Frederic J. Brown | AFP | Getty Images

China's slowing property market may be drawing comparisons with the U.S. housing bust, but some analysts are starting to call a recovery and see developer stocks as a bargain.

"I foresee price declines for less than six to 12 months and then it will come back to a recovery trend, especially for tier three cities," Carol Wu, head of research at DBS Vickers, said at an event this week for clients of DBS' private bank.

That means the shares of China's developers are in bargain territory on a 12-month horizon, she said. The sector is "really quite attractive" at around five times earnings, with even the biggest players such as Vanke and COLI trading around six to seven times earnings, compared with expectations for growth of around 10-20 percent over the next few years, she said.
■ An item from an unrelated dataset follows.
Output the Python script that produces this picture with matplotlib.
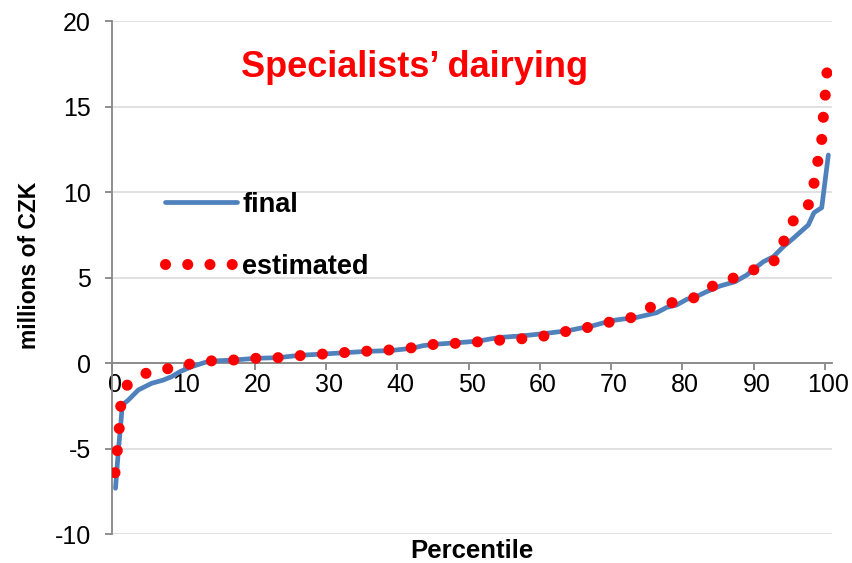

Read More China property primed for shake-up as downturn drains cash

Concerns that China's property market is a popping bubble have moved to the front burner recently, with home sales in the January-May period down 8.5 percent on year in value terms. Property is estimated to account for around 20 percent of the mainland's gross domestic product (GDP).

Wu believes the slowdown is in reaction to 2013's strong sales, when many homebuyers advanced their purchases out of fear prices would continue to rise.

She expects prices in tier two and three cities will fall another 10-20 percent over the next 12 months as developers begin to cut sales prices more aggressively. China's tier system ranks cities on their population size, services standards and stage of infrastructure. Although there's no strict definition, the first tier generally includes China's four biggest cities, while tier-two cities generally are provincial capitals and special administrative cities with a population of above 3 million.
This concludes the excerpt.